- WORK REQUIRED
Everything in the data should be repeated exactly, save for the images.

- DATASET SECTION
※ ※ ※

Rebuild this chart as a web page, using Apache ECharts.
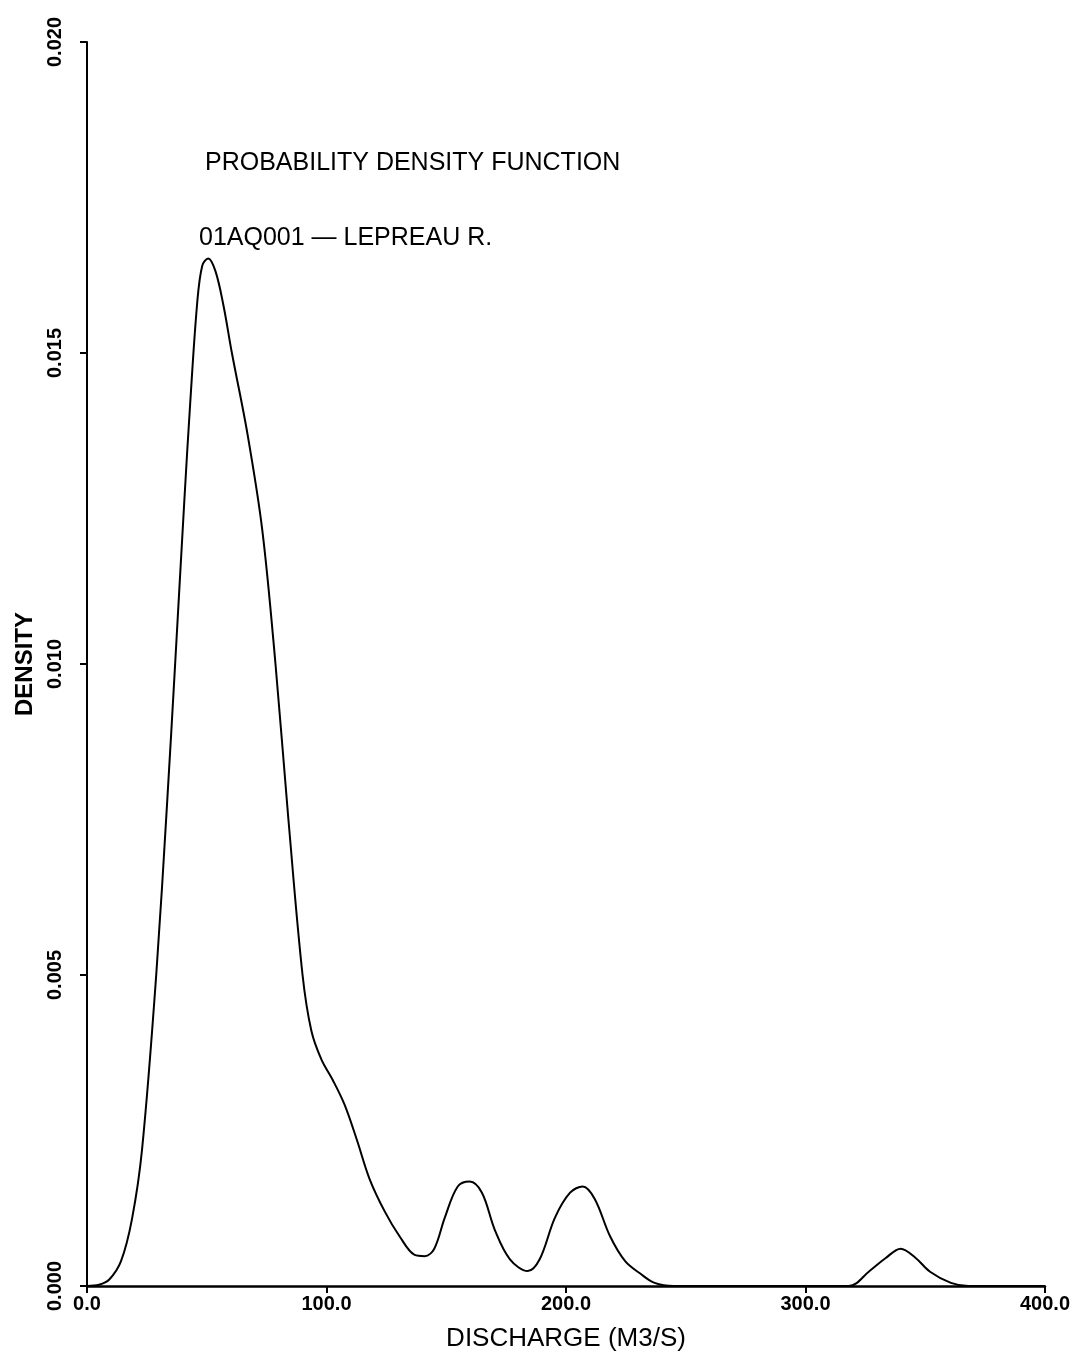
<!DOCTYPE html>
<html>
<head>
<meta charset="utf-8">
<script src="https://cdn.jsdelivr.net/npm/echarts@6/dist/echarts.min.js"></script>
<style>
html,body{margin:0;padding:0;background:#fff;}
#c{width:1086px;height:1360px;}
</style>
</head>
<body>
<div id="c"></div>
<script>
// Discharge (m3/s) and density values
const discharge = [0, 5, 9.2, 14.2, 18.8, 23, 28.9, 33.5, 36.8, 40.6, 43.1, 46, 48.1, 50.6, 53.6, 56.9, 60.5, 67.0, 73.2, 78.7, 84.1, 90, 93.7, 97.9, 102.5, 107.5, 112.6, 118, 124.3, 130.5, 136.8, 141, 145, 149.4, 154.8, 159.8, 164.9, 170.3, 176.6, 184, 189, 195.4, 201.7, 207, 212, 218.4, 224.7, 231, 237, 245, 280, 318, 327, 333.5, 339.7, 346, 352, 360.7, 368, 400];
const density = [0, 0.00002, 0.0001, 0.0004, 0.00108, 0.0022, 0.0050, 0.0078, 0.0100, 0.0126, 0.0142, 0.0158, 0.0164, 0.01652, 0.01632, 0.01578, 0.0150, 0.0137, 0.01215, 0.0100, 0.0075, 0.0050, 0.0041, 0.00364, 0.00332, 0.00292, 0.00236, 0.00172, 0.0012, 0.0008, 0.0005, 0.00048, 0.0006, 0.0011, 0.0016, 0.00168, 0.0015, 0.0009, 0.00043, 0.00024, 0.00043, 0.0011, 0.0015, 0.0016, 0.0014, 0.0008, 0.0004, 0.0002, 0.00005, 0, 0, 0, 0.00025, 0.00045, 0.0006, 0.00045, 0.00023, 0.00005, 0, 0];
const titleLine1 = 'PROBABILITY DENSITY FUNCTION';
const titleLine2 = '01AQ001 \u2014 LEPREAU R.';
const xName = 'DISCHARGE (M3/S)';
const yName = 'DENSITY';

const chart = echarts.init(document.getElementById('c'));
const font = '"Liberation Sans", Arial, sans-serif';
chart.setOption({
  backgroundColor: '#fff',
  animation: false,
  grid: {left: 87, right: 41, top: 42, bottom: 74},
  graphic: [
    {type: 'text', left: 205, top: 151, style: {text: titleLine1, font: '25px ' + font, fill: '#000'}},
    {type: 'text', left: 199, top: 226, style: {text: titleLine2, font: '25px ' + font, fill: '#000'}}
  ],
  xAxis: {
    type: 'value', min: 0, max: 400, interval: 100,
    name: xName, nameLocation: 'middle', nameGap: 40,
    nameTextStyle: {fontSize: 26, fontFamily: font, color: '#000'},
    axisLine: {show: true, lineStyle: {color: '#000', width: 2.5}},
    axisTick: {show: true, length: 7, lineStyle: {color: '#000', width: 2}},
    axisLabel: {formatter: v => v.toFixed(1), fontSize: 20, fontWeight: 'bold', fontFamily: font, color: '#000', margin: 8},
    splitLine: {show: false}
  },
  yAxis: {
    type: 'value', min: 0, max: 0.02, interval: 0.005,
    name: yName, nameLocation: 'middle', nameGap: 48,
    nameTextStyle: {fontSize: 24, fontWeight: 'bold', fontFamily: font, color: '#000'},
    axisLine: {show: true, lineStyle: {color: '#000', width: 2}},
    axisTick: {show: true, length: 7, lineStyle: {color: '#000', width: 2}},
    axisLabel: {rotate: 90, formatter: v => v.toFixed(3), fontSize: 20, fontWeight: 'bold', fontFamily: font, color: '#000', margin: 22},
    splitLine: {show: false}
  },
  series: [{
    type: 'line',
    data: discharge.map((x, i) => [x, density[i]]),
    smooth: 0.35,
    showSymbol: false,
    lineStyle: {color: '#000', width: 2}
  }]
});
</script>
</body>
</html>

※ ※ ※

- OUTPUT OF THE TASK
Rebuild this chart as a web page, using Apache ECharts.
<!DOCTYPE html>
<html>
<head>
<meta charset="utf-8">
<script src="https://cdn.jsdelivr.net/npm/echarts@6/dist/echarts.min.js"></script>
<style>
html,body{margin:0;padding:0;background:#fff;}
#c{width:1086px;height:1360px;}
</style>
</head>
<body>
<div id="c"></div>
<script>
// Discharge (m3/s) and density values
const discharge = [0, 5, 9.2, 14.2, 18.8, 23, 28.9, 33.5, 36.8, 40.6, 43.1, 46, 48.1, 50.6, 53.6, 56.9, 60.5, 67.0, 73.2, 78.7, 84.1, 90, 93.7, 97.9, 102.5, 107.5, 112.6, 118, 124.3, 130.5, 136.8, 141, 145, 149.4, 154.8, 159.8, 164.9, 170.3, 176.6, 184, 189, 195.4, 201.7, 207, 212, 218.4, 224.7, 231, 237, 245, 280, 318, 327, 333.5, 339.7, 346, 352, 360.7, 368, 400];
const density = [0, 0.00002, 0.0001, 0.0004, 0.00108, 0.0022, 0.0050, 0.0078, 0.0100, 0.0126, 0.0142, 0.0158, 0.0164, 0.01652, 0.01632, 0.01578, 0.0150, 0.0137, 0.01215, 0.0100, 0.0075, 0.0050, 0.0041, 0.00364, 0.00332, 0.00292, 0.00236, 0.00172, 0.0012, 0.0008, 0.0005, 0.00048, 0.0006, 0.0011, 0.0016, 0.00168, 0.0015, 0.0009, 0.00043, 0.00024, 0.00043, 0.0011, 0.0015, 0.0016, 0.0014, 0.0008, 0.0004, 0.0002, 0.00005, 0, 0, 0, 0.00025, 0.00045, 0.0006, 0.00045, 0.00023, 0.00005, 0, 0];
const titleLine1 = 'PROBABILITY DENSITY FUNCTION';
const titleLine2 = '01AQ001 \u2014 LEPREAU R.';
const xName = 'DISCHARGE (M3/S)';
const yName = 'DENSITY';

const chart = echarts.init(document.getElementById('c'));
const font = '"Liberation Sans", Arial, sans-serif';
chart.setOption({
  backgroundColor: '#fff',
  animation: false,
  grid: {left: 87, right: 41, top: 42, bottom: 74},
  graphic: [
    {type: 'text', left: 205, top: 151, style: {text: titleLine1, font: '25px ' + font, fill: '#000'}},
    {type: 'text', left: 199, top: 226, style: {text: titleLine2, font: '25px ' + font, fill: '#000'}}
  ],
  xAxis: {
    type: 'value', min: 0, max: 400, interval: 100,
    name: xName, nameLocation: 'middle', nameGap: 40,
    nameTextStyle: {fontSize: 26, fontFamily: font, color: '#000'},
    axisLine: {show: true, lineStyle: {color: '#000', width: 2.5}},
    axisTick: {show: true, length: 7, lineStyle: {color: '#000', width: 2}},
    axisLabel: {formatter: v => v.toFixed(1), fontSize: 20, fontWeight: 'bold', fontFamily: font, color: '#000', margin: 8},
    splitLine: {show: false}
  },
  yAxis: {
    type: 'value', min: 0, max: 0.02, interval: 0.005,
    name: yName, nameLocation: 'middle', nameGap: 48,
    nameTextStyle: {fontSize: 24, fontWeight: 'bold', fontFamily: font, color: '#000'},
    axisLine: {show: true, lineStyle: {color: '#000', width: 2}},
    axisTick: {show: true, length: 7, lineStyle: {color: '#000', width: 2}},
    axisLabel: {rotate: 90, formatter: v => v.toFixed(3), fontSize: 20, fontWeight: 'bold', fontFamily: font, color: '#000', margin: 22},
    splitLine: {show: false}
  },
  series: [{
    type: 'line',
    data: discharge.map((x, i) => [x, density[i]]),
    smooth: 0.35,
    showSymbol: false,
    lineStyle: {color: '#000', width: 2}
  }]
});
</script>
</body>
</html>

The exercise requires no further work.